“You have heard that it was said, ‘Love your neighbour and hate your enemy.’ But I tell you: Love your enemies and pray for those who persecute you, that you may be sons of your Father in heaven. He causes his sun to rise on the evil and the good, and sends rain on the righteous and the unrighteous … Be perfect, therefore, as your heavenly Father is perfect.” (verses 43-45, 48)
The “command” that Jesus quotes is only partially from the Old Testament. Leviticus 19:18 says, “love your neighbour as yourself.”The following statement, “hate your enemy,” seems to be the implication commonly accepted at the time, the thinking being that if we must love those close-by, then the field is open to “not love,” indeed “hate,” those outside that circle.
How convenient to simply love those who are like us and hate everyone else. Yet isn’t this our common default setting?
When questioned by an expert in the Law, Jesus clarified the meaning of “neighbour” by telling the Parable of the Good Samaritan, the one who was “neighbour to the man who fell into the hands of robbers” (Luke 10:36). Now he stretches the scope of love further – much, much further. We are to love our enemies and pray for those who persecute us. Think of all those who have offended you, hurt you (physically, emotionally, relationally), stabbed you in the back, spoken against you (to your face or otherwise), scammed you, stolen from you, or intentionally tripped you up. Think of all those who are of a different political stripe, a different denominational background, a different ethnicity, a different moral stance, a different anything. How easy is it to discount all such folk, to speak against them, to treat them with contempt and disgust, indeed to hate them? Yet these are the very ones Jesus calls us to love.
No wonder we need the empowering of his Spirit. No wonder we need a new soft heart instead of our old hard hearts. No wonder we need a Saviour.
Our heavenly Father has shown the way. In his compassionate love he has given the blessings of creation to all humanity, without distinction, allowing the sun in all its glory to rise on each one, and rain to pour down on the earth, to the blessing of those who live rightly and those who don’t. Be his imitators, Jesus says. Love like that. Extend compassion to both “the evil and the good,” to those we think deserve it, and also to those we think don’t. Indeed, this is one of the measures of stepping into the very character of God, of being shaped more and more by his own perfection.
Practically, we know many of the things this will mean. Love is expressed in practical actions, like the Samaritan caring for that beaten, abandoned man on the roadside. It is also expressed in the heart, turning aside bitterness and disdain, and instead embracing compassion. All of this carried out by leaning into the empowering presence of the Lord himself.
But one of the practical details of this stance of life emerges from Jesus’ instruction to “pray for those who persecute you.” How good that prayer can be used to overwhelm hate. When feelings rise up in heart and mind, turning us against the “enemy” in our line of sights, prayer becomes the weapon for casting hate aside. To pray God’s blessing may be the first step in seeing that person from God’s own point of view. To go on praying blessing for them allows us to step into the very heart of God. Prayer can birth love, and then reinforce its growth, while love, newborn, will prompt us to pray, more and more.
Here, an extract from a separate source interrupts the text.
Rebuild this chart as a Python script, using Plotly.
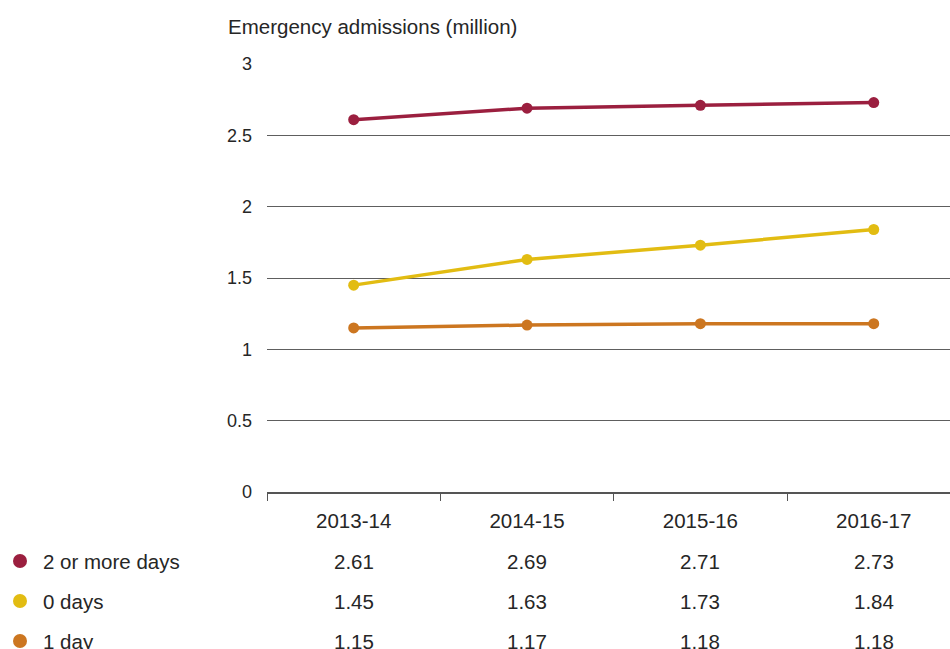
import plotly.graph_objects as go

# Emergency admissions by length of stay (million)
years = ["2013-14", "2014-15", "2015-16", "2016-17"]
series_names = ["2 or more days", "0 days", "1 day"]
two_plus_days = [2.61, 2.69, 2.71, 2.73]
zero_days = [1.45, 1.63, 1.73, 1.84]
one_day = [1.15, 1.17, 1.18, 1.18]
series_colors = ["#9b1f3f", "#e2bc12", "#cc7620"]
y_ticks = [0, 0.5, 1, 1.5, 2, 2.5, 3]
y_tick_labels = ["0", "0.5", "1", "1.5", "2", "2.5", "3"]

series_values = [two_plus_days, zero_days, one_day]

FONT = "Liberation Sans, Arial, sans-serif"
TEXT = "#262626"

W, H = 950, 649
L, R, T, B = 267, 0, 64, 157
plot_h = H - T - B
plot_w = W - L - R

fig = go.Figure()
for name, vals, col in zip(series_names, series_values, series_colors):
    fig.add_trace(go.Scatter(
        x=years, y=vals, name=name, mode="lines+markers",
        line=dict(color=col, width=3.5),
        marker=dict(color=col, size=11),
        showlegend=False,
    ))

annotations = []
shapes = []


def paper_y(px):
    return (H - B - px) / plot_h


def paper_x(px):
    return (px - L) / plot_w


# Y-axis title
annotations.append(dict(
    text="Emergency admissions (million)", xref="paper", yref="paper",
    x=paper_x(226), y=paper_y(27), xanchor="left", yanchor="middle",
    showarrow=False, font=dict(family=FONT, size=20.5, color=TEXT),
))

# Data table below the chart: legend marker, series name, then values per year
row_px = [561, 601, 641]
for name, vals, col, py in zip(series_names, series_values, series_colors, row_px):
    yp = paper_y(py)
    shapes.append(dict(
        type="circle", xref="paper", yref="paper",
        xsizemode="pixel", ysizemode="pixel",
        xanchor=paper_x(20), yanchor=yp,
        x0=-7, x1=7, y0=-7, y1=7,
        fillcolor=col, line=dict(width=0),
    ))
    annotations.append(dict(
        text=name, xref="paper", yref="paper", x=paper_x(41), y=yp,
        xanchor="left", yanchor="middle", showarrow=False,
        font=dict(family=FONT, size=20.5, color=TEXT),
    ))
    for yr, v in zip(years, vals):
        annotations.append(dict(
            text=f"{v:.2f}", xref="x", yref="paper", x=yr, y=yp,
            xanchor="center", yanchor="middle", showarrow=False,
            font=dict(family=FONT, size=20.5, color=TEXT),
        ))

fig.update_layout(
    width=W, height=H,
    margin=dict(l=L, r=R, t=T, b=B, pad=0),
    paper_bgcolor="white", plot_bgcolor="white",
    font=dict(family=FONT, color=TEXT),
    annotations=annotations,
    shapes=shapes,
    xaxis=dict(
        type="category", categoryorder="array", categoryarray=years,
        range=[-0.5, 3.44],
        showgrid=False, zeroline=False,
        showline=True, linecolor="#555555", linewidth=1.5,
        ticks="outside", tickson="boundaries", ticklen=7, tickcolor="#555555",
        tickfont=dict(family=FONT, size=20.5, color=TEXT),
        ticklabelstandoff=10,
    ),
    yaxis=dict(
        range=[0, 3], tickvals=y_ticks, ticktext=y_tick_labels,
        showgrid=True, gridcolor="#5e5e5e", gridwidth=1,
        zeroline=False, showline=False, ticks="",
        tickfont=dict(family=FONT, size=18, color=TEXT),
        ticklabelstandoff=14,
    ),
)

fig.write_html("out.html")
And if we need any further stretching as to how far such love is to take us, we need only remember the ongoing prayer of Jesus from the cross, suffering from nails driven through hands and feet by those standing by watching.
“Father, forgive them.” Love like that.
Lord Jesus, I confess that your command goes against the grain – it stretches me beyond my own capacity. So, I yield to you, asking your grace. Convict me when un-love rises in my heart. Strengthen me to love like you.
Pray: Ask the Lord for insight – is there anyone you are treating as an enemy? As they come to mind, turn the sighting into prayer. Renew it, day by day.